Until the present day, the prescriptive authority of the classics over spoken and written language has been nowhere so unchallenged as in France—the Académie française and Comédie française spring to mind—where the legitimate existence of a canon has never been questioned in principal—unlike in Germany. No single individual has been so comprehensively canonized in any national literature as William Shakespeare and his oeuvre in the Anglosphere. Shakespeare’s unmatched position also explains why “drama” occupies so prominent a position in the teaching of literature and literary scholarship. It is difficult to imagine that a person might complete secondary education without at some point playing a Shakespeare role and reciting his lines. On the other hand, no national canon of classics has been so narrowly defined, so undisputed, and so chronologically removed as Dante, Boccaccio, and Petrarch, the “three jewels” of Italian literature. That might be because, until now, in no other culture has the literary canon and the language shaped by its authors become so manifest a part of the national identity as in Italy. If we may speak of a national literary canon in Japan, two main theatrical genres are central: Noh and Kabuki, which originated in the seventeenth and eighteenth centuries. Yet it is not the authors of drama that exemplify this canon so much as the great thespian dynasties, on whose members the state has conferred the status of “national treasure.” A notable peculiarity of the Spanish literary canon is apparent in the status that the protagonists of its texts have attained, rivaling that of classic authors, to the extent that protagonists have superseded their creators—and sometimes even stand in their place. In the middle of the Plaza de España in Madrid there is a sculpture of Don Quixote and Sancho Panza, not one of Miguel de Cervantes.

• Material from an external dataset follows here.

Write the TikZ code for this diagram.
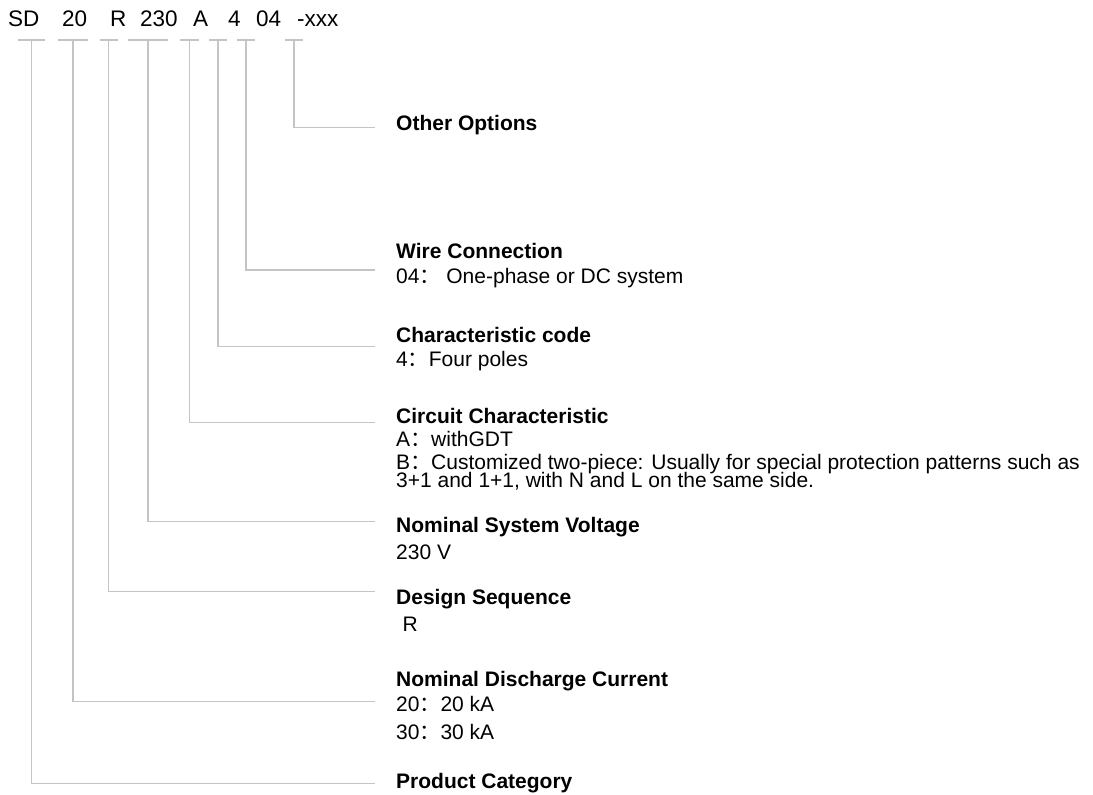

And what is the distinctive tone of the German literary canon? It betrays itself in intensive reflection on the assumptions and values that have informed the reading of classic texts in German culture for 250 years, possibly owing to the vicissitudes of history. For German purposes it has almost always been difficult to locate and claim a direct route to classics. Precisely this unusual quality has generated the sometimes rather exaggerated impartiality so popular among nonprofessional readers that Marcel Reich-Ranicki deploys when he writes about his favorite texts as “classics.” Yet the German inclination to intense reflection seems to survive him, and even more complex alterations in our relationship with classic texts, that the new chronotope has set in motion.